Work to be completed: Return precisely the span of lines from the top of the material below to the line containing "d3.scaleLinear().domain([0, 200]).range([plotBottom, plotTop]);", both included. Pictures are excluded.

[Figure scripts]

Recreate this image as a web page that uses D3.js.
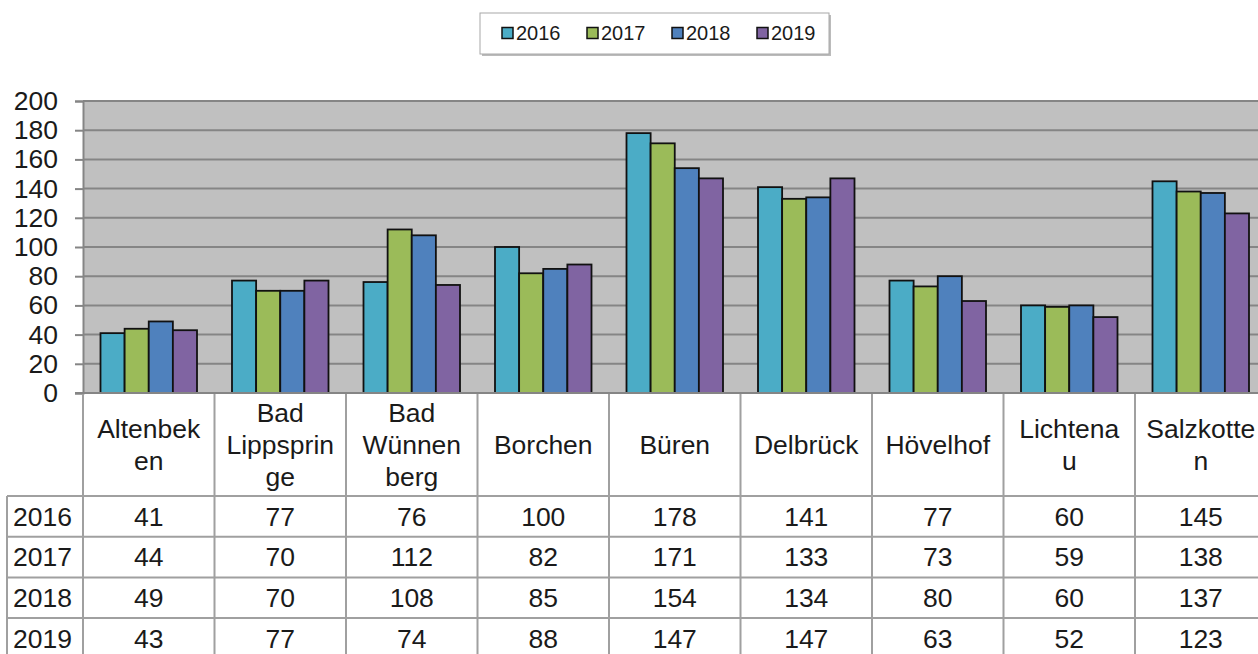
<!DOCTYPE html>
<html>
<head>
<meta charset="utf-8">
<script src="https://d3js.org/d3.v7.min.js"></script>
<style>
  body { margin: 0; background: #fff; overflow: hidden; }
  svg { font-family: "Liberation Sans", Arial, sans-serif; display: block; }
</style>
</head>
<body>
<svg id="chart"></svg>
<script>
// data
const categories = ["Altenbeken", "Bad Lippspringe", "Bad Wünnenberg", "Borchen", "Büren",
                    "Delbrück", "Hövelhof", "Lichtenau", "Salzkotten"];
const headerLines = [["Altenbek", "en"], ["Bad", "Lippsprin", "ge"], ["Bad", "Wünnen", "berg"],
                     ["Borchen"], ["Büren"], ["Delbrück"], ["Hövelhof"], ["Lichtena", "u"], ["Salzkotte", "n"]];
const years = ["2016", "2017", "2018", "2019"];
const v2016 = [41, 77, 76, 100, 178, 141, 77, 60, 145];
const v2017 = [44, 70, 112, 82, 171, 133, 73, 59, 138];
const v2018 = [49, 70, 108, 85, 154, 134, 80, 60, 137];
const v2019 = [43, 77, 74, 88, 147, 147, 63, 52, 123];
const yTicks = [0, 20, 40, 60, 80, 100, 120, 140, 160, 180, 200];
const colors = ["#4bacc6", "#9bbb59", "#4f81bd", "#8064a2"];

const series = [v2016, v2017, v2018, v2019];

const W = 1258, H = 654;
const plotLeft = 83, catW = 131.5;
const plotTop = 101, plotBottom = 393;
const fs = 26.5, textColor = "#1a1a1a";

const svg = d3.select("#chart").attr("width", W).attr("height", H);

const x = d3.scaleBand()
    .domain(categories)
    .range([plotLeft, plotLeft + catW * categories.length])
    .padding(0);

const xs = d3.scaleBand()
    .domain(years)
    .range([17.5, catW - 17.5])
    .padding(0);

const y = d3.scaleLinear().domain([0, 200]).range([plotBottom, plotTop]);

const color = d3.scaleOrdinal().domain(years).range(colors);

// plot background
svg.append("rect")
    .attr("x", plotLeft).attr("y", plotTop)
    .attr("width", W - plotLeft).attr("height", plotBottom - plotTop)
    .attr("fill", "#c0c0c0");

// gridlines
svg.append("g")
    .selectAll("line")
    .data(yTicks)
    .join("line")
    .attr("x1", plotLeft).attr("x2", W)
    .attr("y1", d => y(d)).attr("y2", d => y(d))
    .attr("stroke", "#858585")
    .attr("stroke-width", 2);

// y axis
const yAxis = svg.append("g")
    .attr("transform", `translate(${plotLeft},0)`)
    .call(d3.axisLeft(y).tickValues(yTicks).tickSize(8).tickPadding(17));
yAxis.select(".domain").attr("stroke", "#858585").attr("stroke-width", 2);
yAxis.selectAll(".tick line").attr("stroke", "#858585").attr("stroke-width", 2);
yAxis.selectAll(".tick text")
    .attr("font-size", fs)
    .attr("fill", textColor)
    .attr("font-family", "Liberation Sans, Arial, sans-serif");

// bars
const groups = svg.append("g")
    .selectAll("g")
    .data(categories)
    .join("g")
    .attr("transform", d => `translate(${x(d)},0)`);

groups.selectAll("rect")
    .data((c, i) => years.map((yr, s) => ({ yr, v: series[s][i] })))
    .join("rect")
    .attr("x", d => xs(d.yr))
    .attr("y", d => y(d.v))
    .attr("width", xs.bandwidth())
    .attr("height", d => y(0) - y(d.v))
    .attr("fill", d => color(d.yr))
    .attr("stroke", "#111")
    .attr("stroke-width", 1.8);

// data table
const rowH = 40.7, headerBottom = 496;
const grid = svg.append("g").attr("stroke", "#a0a0a0").attr("stroke-width", 2);

// vertical lines at category boundaries
grid.selectAll("line.v")
    .data(categories)
    .join("line")
    .attr("class", "v")
    .attr("x1", d => x(d)).attr("x2", d => x(d))
    .attr("y1", plotBottom).attr("y2", H);
grid.append("line")
    .attr("x1", x(categories[categories.length - 1]) + x.bandwidth())
    .attr("x2", x(categories[categories.length - 1]) + x.bandwidth())
    .attr("y1", plotBottom).attr("y2", H);
// left border of row labels
grid.append("line").attr("x1", 7).attr("x2", 7).attr("y1", headerBottom).attr("y2", H);
// horizontal row lines
grid.selectAll("line.h")
    .data(d3.range(years.length))
    .join("line")
    .attr("class", "h")
    .attr("x1", 7).attr("x2", W)
    .attr("y1", i => headerBottom + i * rowH)
    .attr("y2", i => headerBottom + i * rowH);

// axis line over the table top
svg.append("line")
    .attr("x1", plotLeft - 8).attr("x2", W)
    .attr("y1", plotBottom).attr("y2", plotBottom)
    .attr("stroke", "#858585").attr("stroke-width", 2);

// header labels
const headerMid = (plotBottom + headerBottom) / 2, lineH = 32;
svg.append("g")
    .selectAll("text")
    .data(categories)
    .join("text")
    .attr("text-anchor", "middle")
    .attr("font-size", fs)
    .attr("fill", textColor)
    .each(function (d, i) {
        const lines = headerLines[i];
        const y0 = headerMid - (lines.length - 1) * lineH / 2;
        d3.select(this).selectAll("tspan")
            .data(lines)
            .join("tspan")
            .attr("x", x(d) + x.bandwidth() / 2)
            .attr("y", (l, k) => y0 + k * lineH)
            .attr("dy", "0.35em")
            .text(l => l);
    });

// rows
years.forEach((yr, s) => {
    const cy = headerBottom + s * rowH + rowH / 2;
    svg.append("text")
        .attr("x", 13).attr("y", cy).attr("dy", "0.35em")
        .attr("font-size", fs).attr("fill", textColor)
        .text(yr);
    svg.append("g")
        .selectAll("text")
        .data(categories)
        .join("text")
        .attr("x", d => x(d) + x.bandwidth() / 2)
        .attr("y", cy).attr("dy", "0.35em")
        .attr("text-anchor", "middle")
        .attr("font-size", fs).attr("fill", textColor)
        .text((d, i) => series[s][i]);
});

// legend
const lg = svg.append("g");
lg.append("rect")
    .attr("x", 482).attr("y", 15).attr("width", 349).attr("height", 41)
    .attr("fill", "#bbb");
lg.append("rect")
    .attr("x", 480).attr("y", 13).attr("width", 349).attr("height", 41)
    .attr("fill", "#fff").attr("stroke", "#a8a8a8").attr("stroke-width", 1);
const items = lg.selectAll("g")
    .data(years)
    .join("g")
    .attr("transform", (d, i) => `translate(${502 + i * 85},33)`);
items.append("rect")
    .attr("x", 0).attr("y", -5.5).attr("width", 11).attr("height", 11)
    .attr("fill", d => color(d))
    .attr("stroke", "#111").attr("stroke-width", 1.5);
items.append("text")
    .attr("x", 14).attr("y", 0).attr("dy", "0.35em")
    .attr("font-size", 20).attr("fill", textColor)
    .text(d => d);
</script>
</body>
</html>
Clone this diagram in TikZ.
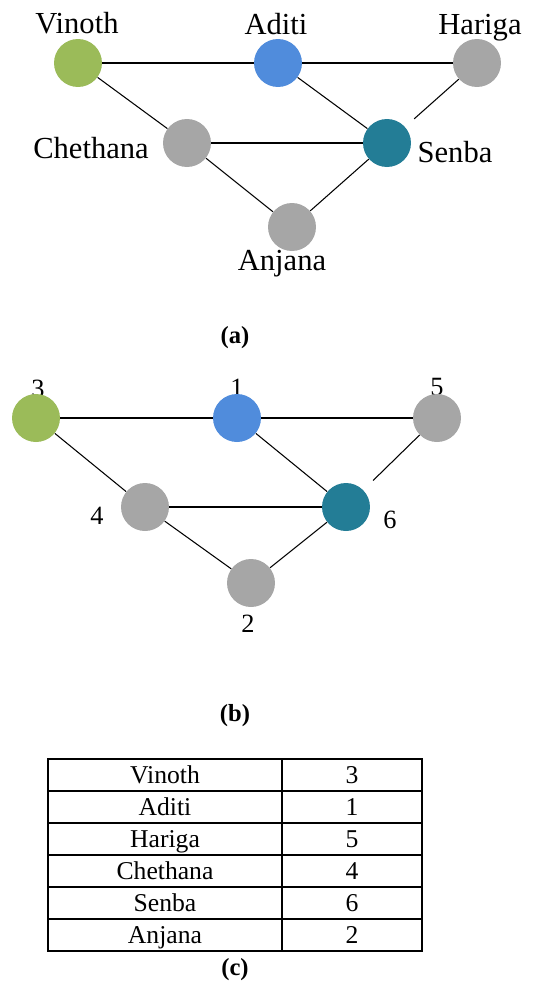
\documentclass[tikz,border=0pt]{standalone}
\usepackage{fontspec}
\setmainfont{Liberation Serif}
\definecolor{vgreen}{RGB}{155,187,89}
\definecolor{vblue}{RGB}{80,140,220}
\definecolor{vteal}{RGB}{35,125,150}
\definecolor{vgray}{RGB}{166,166,166}
\tikzset{
  vtx/.style={circle,minimum size=0.96cm,inner sep=0pt},
  name label/.style={anchor=base,inner sep=0pt,font=\fontsize{17.4}{20}\selectfont},
  num label/.style={anchor=base,inner sep=0pt,font=\fontsize{15}{18}\selectfont},
  cap label/.style={anchor=base,inner sep=0pt,font=\fontsize{14}{16}\selectfont\bfseries},
  cell/.style={anchor=base,inner sep=0pt,font=\fontsize{14.6}{17}\selectfont},
  edge/.style={line width=0.6pt},
}
\begin{document}
\begin{tikzpicture}[x=0.02cm,y=-0.02cm]
\useasboundingbox (0,0) rectangle (537,981);
% (a) names
\node[name label] (lv) at (77,33) {Vinoth};
\node[name label] (la) at (276,34) {Aditi};
\node[name label] (lh) at (480,34) {Hariga};
\node[name label] (lc) at (91,158) {Chethana};
\node[name label] (ls) at (455,162) {Senba};
\node[name label] (lj) at (282,270) {Anjana};
\node[vtx,fill=vgreen] (v) at (78,63) {};
\node[vtx,fill=vblue] (a) at (278,63) {};
\node[vtx,fill=vgray] (h) at (477,63) {};
\node[vtx,fill=vgray] (c) at (187,143) {};
\node[vtx,fill=vteal] (s) at (387,143) {};
\node[vtx,fill=vgray] (j) at (292,227) {};
\draw[edge,line width=0.8pt] (v) -- (a) -- (h);
\draw[edge] (v) -- (c);
\draw[edge] (a) -- (s);
\draw[edge,shorten >=0.24cm] (h) -- (s);
\draw[edge,line width=0.8pt] (c) -- (s);
\draw[edge] (c) -- (j);
\draw[edge] (s) -- (j);
\node[cap label] (capa) at (235,343) {(a)};
% (b) numbers
\node[num label] (n3) at (38,397) {3};
\node[num label] (n1) at (237,396) {1};
\node[num label] (n5) at (437,395) {5};
\node[num label] (n4) at (97,524) {4};
\node[num label] (n6) at (390,528) {6};
\node[num label] (n2) at (248,632) {2};
\node[vtx,fill=vgreen] (b3) at (36,418) {};
\node[vtx,fill=vblue] (b1) at (237,418) {};
\node[vtx,fill=vgray] (b5) at (437,418) {};
\node[vtx,fill=vgray] (b4) at (145,507) {};
\node[vtx,fill=vteal] (b6) at (346,507) {};
\node[vtx,fill=vgray] (b2) at (251,583) {};
\draw[edge,line width=0.8pt] (b3) -- (b1) -- (b5);
\draw[edge] (b3) -- (b4);
\draw[edge] (b1) -- (b6);
\draw[edge,shorten >=0.27cm] (b5) -- (b6);
\draw[edge,line width=0.8pt] (b4) -- (b6);
\draw[edge] (b4) -- (b2);
\draw[edge] (b6) -- (b2);
\node[cap label] (capb) at (235,721) {(b)};
% (c) table
\draw[line width=1.1pt] (48,759) rectangle (422,951);
\draw[line width=1.1pt] (282,759) -- (282,951);
\foreach \y in {1,...,5} \draw[line width=1.1pt] (48,759+32*\y) -- (422,759+32*\y);
\foreach \nm/\nr [count=\i from 0] in {Vinoth/3,Aditi/1,Hariga/5,Chethana/4,Senba/6,Anjana/2}{
  \node[cell] (t\i) at (165,783+32*\i) {\nm};
  \node[cell] (u\i) at (352,783+32*\i) {\nr};
}
\node[cap label] (capc) at (235,975) {(c)};
\end{tikzpicture}
\end{document}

Response:
Recreate this image as a web page that uses D3.js.
<!DOCTYPE html>
<html>
<head>
<meta charset="utf-8">
<script src="https://d3js.org/d3.v7.min.js"></script>
<style>
  body { margin: 0; background: #fff; overflow: hidden; }
  svg { font-family: "Liberation Sans", Arial, sans-serif; display: block; }
</style>
</head>
<body>
<svg id="chart"></svg>
<script>
// data
const categories = ["Altenbeken", "Bad Lippspringe", "Bad Wünnenberg", "Borchen", "Büren",
                    "Delbrück", "Hövelhof", "Lichtenau", "Salzkotten"];
const headerLines = [["Altenbek", "en"], ["Bad", "Lippsprin", "ge"], ["Bad", "Wünnen", "berg"],
                     ["Borchen"], ["Büren"], ["Delbrück"], ["Hövelhof"], ["Lichtena", "u"], ["Salzkotte", "n"]];
const years = ["2016", "2017", "2018", "2019"];
const v2016 = [41, 77, 76, 100, 178, 141, 77, 60, 145];
const v2017 = [44, 70, 112, 82, 171, 133, 73, 59, 138];
const v2018 = [49, 70, 108, 85, 154, 134, 80, 60, 137];
const v2019 = [43, 77, 74, 88, 147, 147, 63, 52, 123];
const yTicks = [0, 20, 40, 60, 80, 100, 120, 140, 160, 180, 200];
const colors = ["#4bacc6", "#9bbb59", "#4f81bd", "#8064a2"];

const series = [v2016, v2017, v2018, v2019];

const W = 1258, H = 654;
const plotLeft = 83, catW = 131.5;
const plotTop = 101, plotBottom = 393;
const fs = 26.5, textColor = "#1a1a1a";

const svg = d3.select("#chart").attr("width", W).attr("height", H);

const x = d3.scaleBand()
    .domain(categories)
    .range([plotLeft, plotLeft + catW * categories.length])
    .padding(0);

const xs = d3.scaleBand()
    .domain(years)
    .range([17.5, catW - 17.5])
    .padding(0);

const y = d3.scaleLinear().domain([0, 200]).range([plotBottom, plotTop]);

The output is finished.